Restate the entries below verbatim.
================================
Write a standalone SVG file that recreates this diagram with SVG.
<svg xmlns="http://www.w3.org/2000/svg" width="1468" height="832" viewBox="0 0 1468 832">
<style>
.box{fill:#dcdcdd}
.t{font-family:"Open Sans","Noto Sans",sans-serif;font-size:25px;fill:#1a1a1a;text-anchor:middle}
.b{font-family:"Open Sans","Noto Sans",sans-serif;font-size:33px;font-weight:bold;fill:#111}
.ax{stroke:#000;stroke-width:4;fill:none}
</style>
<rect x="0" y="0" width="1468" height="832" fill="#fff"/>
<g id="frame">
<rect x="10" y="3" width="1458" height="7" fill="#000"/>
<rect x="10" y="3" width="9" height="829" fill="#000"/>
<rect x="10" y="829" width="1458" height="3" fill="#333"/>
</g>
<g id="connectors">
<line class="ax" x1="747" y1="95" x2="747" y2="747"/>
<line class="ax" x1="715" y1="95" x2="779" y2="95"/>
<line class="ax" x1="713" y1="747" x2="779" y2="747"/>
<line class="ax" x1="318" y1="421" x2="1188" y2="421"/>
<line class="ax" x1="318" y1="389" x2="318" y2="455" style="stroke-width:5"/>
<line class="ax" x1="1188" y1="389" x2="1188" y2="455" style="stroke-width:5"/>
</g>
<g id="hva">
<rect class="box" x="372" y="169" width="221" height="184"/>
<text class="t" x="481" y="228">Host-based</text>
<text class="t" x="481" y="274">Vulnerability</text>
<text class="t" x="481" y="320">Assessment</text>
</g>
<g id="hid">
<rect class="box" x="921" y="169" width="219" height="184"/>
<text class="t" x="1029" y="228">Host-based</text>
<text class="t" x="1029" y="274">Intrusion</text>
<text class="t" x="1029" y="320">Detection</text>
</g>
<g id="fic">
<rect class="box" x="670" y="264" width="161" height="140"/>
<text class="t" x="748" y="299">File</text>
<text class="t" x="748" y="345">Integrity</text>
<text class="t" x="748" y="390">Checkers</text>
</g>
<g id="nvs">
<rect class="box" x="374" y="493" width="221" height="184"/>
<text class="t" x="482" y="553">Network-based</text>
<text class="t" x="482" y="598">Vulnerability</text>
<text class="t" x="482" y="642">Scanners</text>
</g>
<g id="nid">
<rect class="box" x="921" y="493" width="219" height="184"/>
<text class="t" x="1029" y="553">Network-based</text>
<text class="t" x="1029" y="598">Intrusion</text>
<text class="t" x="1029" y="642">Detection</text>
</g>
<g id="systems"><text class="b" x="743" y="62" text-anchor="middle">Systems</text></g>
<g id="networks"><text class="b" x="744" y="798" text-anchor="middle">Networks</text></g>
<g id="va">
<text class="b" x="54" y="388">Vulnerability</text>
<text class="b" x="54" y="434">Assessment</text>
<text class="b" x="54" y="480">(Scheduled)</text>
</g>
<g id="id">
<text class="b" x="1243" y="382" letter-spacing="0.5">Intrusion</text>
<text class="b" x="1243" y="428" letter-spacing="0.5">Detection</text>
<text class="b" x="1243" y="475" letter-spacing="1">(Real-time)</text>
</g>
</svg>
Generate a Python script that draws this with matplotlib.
================================
**Result:**
Write a standalone SVG file that recreates this diagram with SVG.
<svg xmlns="http://www.w3.org/2000/svg" width="1468" height="832" viewBox="0 0 1468 832">
<style>
.box{fill:#dcdcdd}
.t{font-family:"Open Sans","Noto Sans",sans-serif;font-size:25px;fill:#1a1a1a;text-anchor:middle}
.b{font-family:"Open Sans","Noto Sans",sans-serif;font-size:33px;font-weight:bold;fill:#111}
.ax{stroke:#000;stroke-width:4;fill:none}
</style>
<rect x="0" y="0" width="1468" height="832" fill="#fff"/>
<g id="frame">
<rect x="10" y="3" width="1458" height="7" fill="#000"/>
<rect x="10" y="3" width="9" height="829" fill="#000"/>
<rect x="10" y="829" width="1458" height="3" fill="#333"/>
</g>
<g id="connectors">
<line class="ax" x1="747" y1="95" x2="747" y2="747"/>
<line class="ax" x1="715" y1="95" x2="779" y2="95"/>
<line class="ax" x1="713" y1="747" x2="779" y2="747"/>
<line class="ax" x1="318" y1="421" x2="1188" y2="421"/>
<line class="ax" x1="318" y1="389" x2="318" y2="455" style="stroke-width:5"/>
<line class="ax" x1="1188" y1="389" x2="1188" y2="455" style="stroke-width:5"/>
</g>
<g id="hva">
<rect class="box" x="372" y="169" width="221" height="184"/>
<text class="t" x="481" y="228">Host-based</text>
<text class="t" x="481" y="274">Vulnerability</text>
<text class="t" x="481" y="320">Assessment</text>
</g>
<g id="hid">
<rect class="box" x="921" y="169" width="219" height="184"/>
<text class="t" x="1029" y="228">Host-based</text>
<text class="t" x="1029" y="274">Intrusion</text>
<text class="t" x="1029" y="320">Detection</text>
</g>
<g id="fic">
<rect class="box" x="670" y="264" width="161" height="140"/>
<text class="t" x="748" y="299">File</text>
<text class="t" x="748" y="345">Integrity</text>
<text class="t" x="748" y="390">Checkers</text>
</g>
<g id="nvs">
<rect class="box" x="374" y="493" width="221" height="184"/>
<text class="t" x="482" y="553">Network-based</text>
<text class="t" x="482" y="598">Vulnerability</text>
<text class="t" x="482" y="642">Scanners</text>
</g>
<g id="nid">
<rect class="box" x="921" y="493" width="219" height="184"/>
<text class="t" x="1029" y="553">Network-based</text>
<text class="t" x="1029" y="598">Intrusion</text>
<text class="t" x="1029" y="642">Detection</text>
</g>
<g id="systems"><text class="b" x="743" y="62" text-anchor="middle">Systems</text></g>
<g id="networks"><text class="b" x="744" y="798" text-anchor="middle">Networks</text></g>
<g id="va">
<text class="b" x="54" y="388">Vulnerability</text>
<text class="b" x="54" y="434">Assessment</text>
<text class="b" x="54" y="480">(Scheduled)</text>
</g>
<g id="id">
<text class="b" x="1243" y="382" letter-spacing="0.5">Intrusion</text>
<text class="b" x="1243" y="428" letter-spacing="0.5">Detection</text>
<text class="b" x="1243" y="475" letter-spacing="1">(Real-time)</text>
</g>
</svg>
Generate a Python script that draws this with matplotlib.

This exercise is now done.